___ DATASET EXTRACT ___
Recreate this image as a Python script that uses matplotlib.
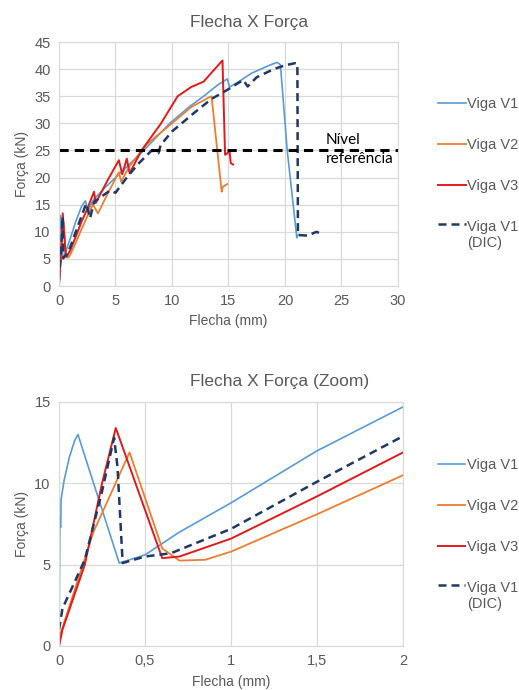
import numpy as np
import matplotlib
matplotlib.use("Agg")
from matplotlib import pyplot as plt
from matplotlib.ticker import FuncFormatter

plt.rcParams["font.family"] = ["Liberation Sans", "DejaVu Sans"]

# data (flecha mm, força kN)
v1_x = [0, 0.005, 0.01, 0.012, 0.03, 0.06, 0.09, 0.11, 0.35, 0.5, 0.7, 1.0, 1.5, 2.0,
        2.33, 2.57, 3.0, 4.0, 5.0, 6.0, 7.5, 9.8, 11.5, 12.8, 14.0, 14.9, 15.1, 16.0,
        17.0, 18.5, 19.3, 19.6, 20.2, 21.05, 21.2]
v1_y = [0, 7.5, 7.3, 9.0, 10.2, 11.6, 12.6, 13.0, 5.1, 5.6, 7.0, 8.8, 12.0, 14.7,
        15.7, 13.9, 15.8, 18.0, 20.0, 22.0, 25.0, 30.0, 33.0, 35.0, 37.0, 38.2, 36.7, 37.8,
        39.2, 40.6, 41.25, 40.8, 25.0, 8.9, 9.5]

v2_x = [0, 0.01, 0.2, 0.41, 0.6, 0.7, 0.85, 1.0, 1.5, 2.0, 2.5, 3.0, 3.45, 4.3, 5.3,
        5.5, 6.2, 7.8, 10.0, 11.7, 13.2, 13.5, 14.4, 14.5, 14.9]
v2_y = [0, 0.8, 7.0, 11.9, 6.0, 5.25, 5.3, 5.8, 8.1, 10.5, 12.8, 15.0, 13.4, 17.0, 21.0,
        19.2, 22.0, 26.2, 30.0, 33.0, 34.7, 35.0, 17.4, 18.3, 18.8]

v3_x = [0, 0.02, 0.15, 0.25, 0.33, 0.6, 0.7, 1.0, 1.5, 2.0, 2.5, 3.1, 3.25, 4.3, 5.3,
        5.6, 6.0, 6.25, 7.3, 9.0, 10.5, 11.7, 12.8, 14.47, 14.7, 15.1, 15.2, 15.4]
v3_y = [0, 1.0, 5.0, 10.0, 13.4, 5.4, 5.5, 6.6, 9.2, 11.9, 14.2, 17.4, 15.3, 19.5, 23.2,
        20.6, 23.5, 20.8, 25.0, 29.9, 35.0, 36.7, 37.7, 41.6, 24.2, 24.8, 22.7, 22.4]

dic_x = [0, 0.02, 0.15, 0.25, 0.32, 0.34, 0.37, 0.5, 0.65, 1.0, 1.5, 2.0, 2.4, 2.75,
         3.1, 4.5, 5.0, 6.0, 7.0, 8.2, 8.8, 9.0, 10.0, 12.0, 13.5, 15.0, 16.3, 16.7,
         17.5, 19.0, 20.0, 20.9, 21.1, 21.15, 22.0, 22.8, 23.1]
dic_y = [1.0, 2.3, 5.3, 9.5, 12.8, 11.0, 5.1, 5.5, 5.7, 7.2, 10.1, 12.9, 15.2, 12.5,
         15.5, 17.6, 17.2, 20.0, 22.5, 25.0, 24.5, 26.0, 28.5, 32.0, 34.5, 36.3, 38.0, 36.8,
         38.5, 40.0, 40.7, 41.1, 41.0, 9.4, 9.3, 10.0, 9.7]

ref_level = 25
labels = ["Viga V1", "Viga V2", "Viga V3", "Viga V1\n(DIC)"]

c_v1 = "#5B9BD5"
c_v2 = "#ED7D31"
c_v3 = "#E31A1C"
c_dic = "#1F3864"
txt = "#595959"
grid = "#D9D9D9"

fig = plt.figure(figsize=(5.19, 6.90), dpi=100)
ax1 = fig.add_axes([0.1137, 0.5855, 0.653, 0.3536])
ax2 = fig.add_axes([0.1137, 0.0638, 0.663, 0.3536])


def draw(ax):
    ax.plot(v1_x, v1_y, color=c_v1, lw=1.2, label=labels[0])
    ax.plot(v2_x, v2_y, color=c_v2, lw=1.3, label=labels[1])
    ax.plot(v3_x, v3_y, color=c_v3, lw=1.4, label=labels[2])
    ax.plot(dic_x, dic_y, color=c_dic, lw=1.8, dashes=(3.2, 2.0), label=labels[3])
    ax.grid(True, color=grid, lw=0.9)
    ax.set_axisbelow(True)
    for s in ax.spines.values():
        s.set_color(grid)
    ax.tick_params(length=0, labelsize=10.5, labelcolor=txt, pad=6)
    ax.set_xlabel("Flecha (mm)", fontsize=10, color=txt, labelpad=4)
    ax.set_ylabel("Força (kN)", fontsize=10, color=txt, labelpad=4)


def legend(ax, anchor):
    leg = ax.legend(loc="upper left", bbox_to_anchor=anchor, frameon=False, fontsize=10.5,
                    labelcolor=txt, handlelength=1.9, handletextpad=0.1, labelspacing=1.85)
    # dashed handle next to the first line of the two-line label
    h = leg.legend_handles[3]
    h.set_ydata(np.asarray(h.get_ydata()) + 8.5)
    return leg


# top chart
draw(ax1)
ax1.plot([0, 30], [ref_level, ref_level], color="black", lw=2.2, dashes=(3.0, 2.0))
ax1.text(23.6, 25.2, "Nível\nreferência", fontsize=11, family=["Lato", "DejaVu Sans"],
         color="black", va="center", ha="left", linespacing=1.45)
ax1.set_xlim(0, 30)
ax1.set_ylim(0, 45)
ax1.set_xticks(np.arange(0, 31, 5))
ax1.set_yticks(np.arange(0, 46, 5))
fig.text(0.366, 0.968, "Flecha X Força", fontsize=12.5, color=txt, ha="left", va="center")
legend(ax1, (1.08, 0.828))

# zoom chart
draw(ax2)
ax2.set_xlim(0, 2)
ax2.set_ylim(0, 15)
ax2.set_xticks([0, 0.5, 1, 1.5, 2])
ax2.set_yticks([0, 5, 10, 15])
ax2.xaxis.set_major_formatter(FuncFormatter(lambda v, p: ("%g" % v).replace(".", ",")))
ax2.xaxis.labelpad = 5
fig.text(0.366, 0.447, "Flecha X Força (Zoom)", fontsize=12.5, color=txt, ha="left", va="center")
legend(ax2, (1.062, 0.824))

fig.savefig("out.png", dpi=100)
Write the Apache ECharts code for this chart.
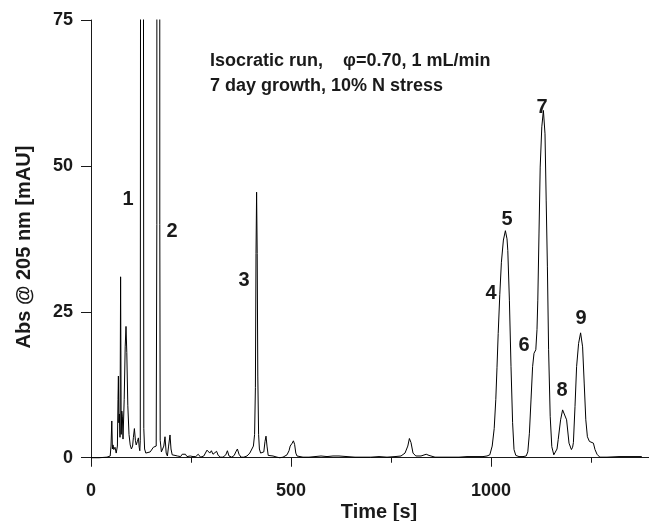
___
## DIRECTIVE:
Reproduce the records above exactly, leaving out every picture they contain.

## SOLUTION FOR THIS EXERCISE:
Recreate this image as a Python script that uses matplotlib.
import numpy as np
import matplotlib
matplotlib.use("Agg")
from matplotlib import pyplot as plt
from matplotlib.ticker import FuncFormatter

plt.rcParams["font.family"] = ["Liberation Sans", "DejaVu Sans"]

# data (flecha mm, força kN)
v1_x = [0, 0.005, 0.01, 0.012, 0.03, 0.06, 0.09, 0.11, 0.35, 0.5, 0.7, 1.0, 1.5, 2.0,
        2.33, 2.57, 3.0, 4.0, 5.0, 6.0, 7.5, 9.8, 11.5, 12.8, 14.0, 14.9, 15.1, 16.0,
        17.0, 18.5, 19.3, 19.6, 20.2, 21.05, 21.2]
v1_y = [0, 7.5, 7.3, 9.0, 10.2, 11.6, 12.6, 13.0, 5.1, 5.6, 7.0, 8.8, 12.0, 14.7,
        15.7, 13.9, 15.8, 18.0, 20.0, 22.0, 25.0, 30.0, 33.0, 35.0, 37.0, 38.2, 36.7, 37.8,
        39.2, 40.6, 41.25, 40.8, 25.0, 8.9, 9.5]

v2_x = [0, 0.01, 0.2, 0.41, 0.6, 0.7, 0.85, 1.0, 1.5, 2.0, 2.5, 3.0, 3.45, 4.3, 5.3,
        5.5, 6.2, 7.8, 10.0, 11.7, 13.2, 13.5, 14.4, 14.5, 14.9]
v2_y = [0, 0.8, 7.0, 11.9, 6.0, 5.25, 5.3, 5.8, 8.1, 10.5, 12.8, 15.0, 13.4, 17.0, 21.0,
        19.2, 22.0, 26.2, 30.0, 33.0, 34.7, 35.0, 17.4, 18.3, 18.8]

v3_x = [0, 0.02, 0.15, 0.25, 0.33, 0.6, 0.7, 1.0, 1.5, 2.0, 2.5, 3.1, 3.25, 4.3, 5.3,
        5.6, 6.0, 6.25, 7.3, 9.0, 10.5, 11.7, 12.8, 14.47, 14.7, 15.1, 15.2, 15.4]
v3_y = [0, 1.0, 5.0, 10.0, 13.4, 5.4, 5.5, 6.6, 9.2, 11.9, 14.2, 17.4, 15.3, 19.5, 23.2,
        20.6, 23.5, 20.8, 25.0, 29.9, 35.0, 36.7, 37.7, 41.6, 24.2, 24.8, 22.7, 22.4]

dic_x = [0, 0.02, 0.15, 0.25, 0.32, 0.34, 0.37, 0.5, 0.65, 1.0, 1.5, 2.0, 2.4, 2.75,
         3.1, 4.5, 5.0, 6.0, 7.0, 8.2, 8.8, 9.0, 10.0, 12.0, 13.5, 15.0, 16.3, 16.7,
         17.5, 19.0, 20.0, 20.9, 21.1, 21.15, 22.0, 22.8, 23.1]
dic_y = [1.0, 2.3, 5.3, 9.5, 12.8, 11.0, 5.1, 5.5, 5.7, 7.2, 10.1, 12.9, 15.2, 12.5,
         15.5, 17.6, 17.2, 20.0, 22.5, 25.0, 24.5, 26.0, 28.5, 32.0, 34.5, 36.3, 38.0, 36.8,
         38.5, 40.0, 40.7, 41.1, 41.0, 9.4, 9.3, 10.0, 9.7]

ref_level = 25
labels = ["Viga V1", "Viga V2", "Viga V3", "Viga V1\n(DIC)"]

c_v1 = "#5B9BD5"
c_v2 = "#ED7D31"
c_v3 = "#E31A1C"
c_dic = "#1F3864"
txt = "#595959"
grid = "#D9D9D9"

fig = plt.figure(figsize=(5.19, 6.90), dpi=100)
ax1 = fig.add_axes([0.1137, 0.5855, 0.653, 0.3536])
ax2 = fig.add_axes([0.1137, 0.0638, 0.663, 0.3536])


def draw(ax):
    ax.plot(v1_x, v1_y, color=c_v1, lw=1.2, label=labels[0])
    ax.plot(v2_x, v2_y, color=c_v2, lw=1.3, label=labels[1])
    ax.plot(v3_x, v3_y, color=c_v3, lw=1.4, label=labels[2])
    ax.plot(dic_x, dic_y, color=c_dic, lw=1.8, dashes=(3.2, 2.0), label=labels[3])
    ax.grid(True, color=grid, lw=0.9)
    ax.set_axisbelow(True)
    for s in ax.spines.values():
        s.set_color(grid)
    ax.tick_params(length=0, labelsize=10.5, labelcolor=txt, pad=6)
    ax.set_xlabel("Flecha (mm)", fontsize=10, color=txt, labelpad=4)
    ax.set_ylabel("Força (kN)", fontsize=10, color=txt, labelpad=4)


def legend(ax, anchor):
    leg = ax.legend(loc="upper left", bbox_to_anchor=anchor, frameon=False, fontsize=10.5,
                    labelcolor=txt, handlelength=1.9, handletextpad=0.1, labelspacing=1.85)
    # dashed handle next to the first line of the two-line label
    h = leg.legend_handles[3]
    h.set_ydata(np.asarray(h.get_ydata()) + 8.5)
    return leg


# top chart
draw(ax1)
ax1.plot([0, 30], [ref_level, ref_level], color="black", lw=2.2, dashes=(3.0, 2.0))
ax1.text(23.6, 25.2, "Nível\nreferência", fontsize=11, family=["Lato", "DejaVu Sans"],
         color="black", va="center", ha="left", linespacing=1.45)
ax1.set_xlim(0, 30)
ax1.set_ylim(0, 45)
ax1.set_xticks(np.arange(0, 31, 5))
ax1.set_yticks(np.arange(0, 46, 5))
fig.text(0.366, 0.968, "Flecha X Força", fontsize=12.5, color=txt, ha="left", va="center")
legend(ax1, (1.08, 0.828))

# zoom chart
draw(ax2)
ax2.set_xlim(0, 2)
ax2.set_ylim(0, 15)
ax2.set_xticks([0, 0.5, 1, 1.5, 2])
ax2.set_yticks([0, 5, 10, 15])
ax2.xaxis.set_major_formatter(FuncFormatter(lambda v, p: ("%g" % v).replace(".", ",")))
ax2.xaxis.labelpad = 5
fig.text(0.366, 0.447, "Flecha X Força (Zoom)", fontsize=12.5, color=txt, ha="left", va="center")
legend(ax2, (1.062, 0.824))

fig.savefig("out.png", dpi=100)
Write the Apache ECharts code for this chart.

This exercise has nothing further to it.